# Records with drawing code
┌──
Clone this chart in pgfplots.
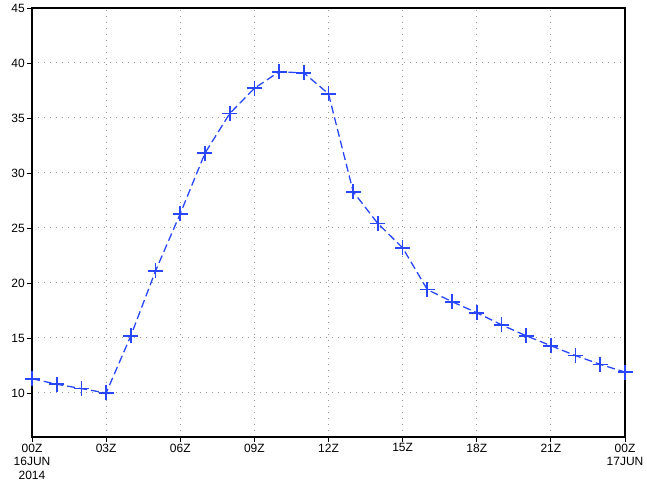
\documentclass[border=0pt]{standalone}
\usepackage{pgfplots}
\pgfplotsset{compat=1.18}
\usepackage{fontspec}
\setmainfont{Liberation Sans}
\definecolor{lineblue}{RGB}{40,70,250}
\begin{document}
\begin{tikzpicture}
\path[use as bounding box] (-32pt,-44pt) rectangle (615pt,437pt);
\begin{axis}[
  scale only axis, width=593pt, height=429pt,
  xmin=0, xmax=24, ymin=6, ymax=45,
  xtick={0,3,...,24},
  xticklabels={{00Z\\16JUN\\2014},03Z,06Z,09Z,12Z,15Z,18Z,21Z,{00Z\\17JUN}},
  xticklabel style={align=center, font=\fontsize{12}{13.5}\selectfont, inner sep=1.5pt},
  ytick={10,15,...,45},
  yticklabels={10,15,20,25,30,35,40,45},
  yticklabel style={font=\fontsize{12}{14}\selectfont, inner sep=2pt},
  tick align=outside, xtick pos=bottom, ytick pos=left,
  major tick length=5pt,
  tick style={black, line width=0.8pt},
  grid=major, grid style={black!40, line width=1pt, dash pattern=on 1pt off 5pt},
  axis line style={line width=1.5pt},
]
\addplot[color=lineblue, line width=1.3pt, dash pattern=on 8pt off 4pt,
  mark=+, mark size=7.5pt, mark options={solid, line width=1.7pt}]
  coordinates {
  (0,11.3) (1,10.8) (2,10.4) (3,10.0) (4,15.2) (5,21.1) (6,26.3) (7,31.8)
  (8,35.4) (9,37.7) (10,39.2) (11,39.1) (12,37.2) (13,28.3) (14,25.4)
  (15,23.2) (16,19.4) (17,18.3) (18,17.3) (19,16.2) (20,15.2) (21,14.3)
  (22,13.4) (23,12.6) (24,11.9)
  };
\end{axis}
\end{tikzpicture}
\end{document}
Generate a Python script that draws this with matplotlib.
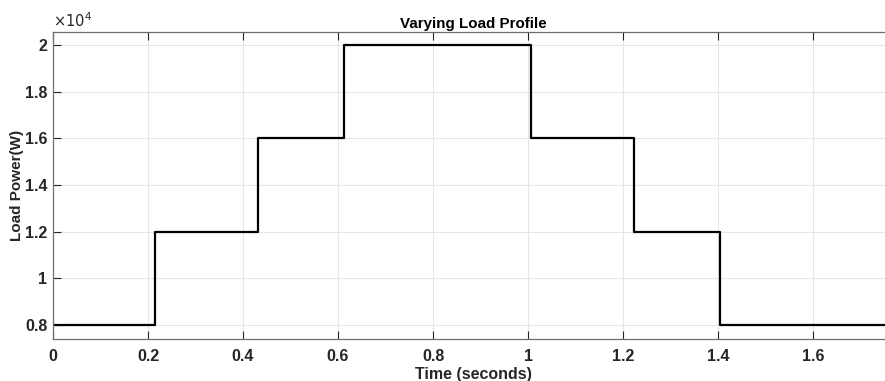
└──
With the pictures left out, transcribe the material exactly.

Clone this chart in pgfplots.
\documentclass[border=0pt]{standalone}
\usepackage{pgfplots}
\pgfplotsset{compat=1.18}
\usepackage{fontspec}
\setmainfont{Liberation Sans}
\definecolor{lineblue}{RGB}{40,70,250}
\begin{document}
\begin{tikzpicture}
\path[use as bounding box] (-32pt,-44pt) rectangle (615pt,437pt);
\begin{axis}[
  scale only axis, width=593pt, height=429pt,
  xmin=0, xmax=24, ymin=6, ymax=45,
  xtick={0,3,...,24},
  xticklabels={{00Z\\16JUN\\2014},03Z,06Z,09Z,12Z,15Z,18Z,21Z,{00Z\\17JUN}},
  xticklabel style={align=center, font=\fontsize{12}{13.5}\selectfont, inner sep=1.5pt},
  ytick={10,15,...,45},
  yticklabels={10,15,20,25,30,35,40,45},
  yticklabel style={font=\fontsize{12}{14}\selectfont, inner sep=2pt},
  tick align=outside, xtick pos=bottom, ytick pos=left,
  major tick length=5pt,
  tick style={black, line width=0.8pt},
  grid=major, grid style={black!40, line width=1pt, dash pattern=on 1pt off 5pt},
  axis line style={line width=1.5pt},
]
\addplot[color=lineblue, line width=1.3pt, dash pattern=on 8pt off 4pt,
  mark=+, mark size=7.5pt, mark options={solid, line width=1.7pt}]
  coordinates {
  (0,11.3) (1,10.8) (2,10.4) (3,10.0) (4,15.2) (5,21.1) (6,26.3) (7,31.8)
  (8,35.4) (9,37.7) (10,39.2) (11,39.1) (12,37.2) (13,28.3) (14,25.4)
  (15,23.2) (16,19.4) (17,18.3) (18,17.3) (19,16.2) (20,15.2) (21,14.3)
  (22,13.4) (23,12.6) (24,11.9)
  };
\end{axis}
\end{tikzpicture}
\end{document}
Generate a Python script that draws this with matplotlib.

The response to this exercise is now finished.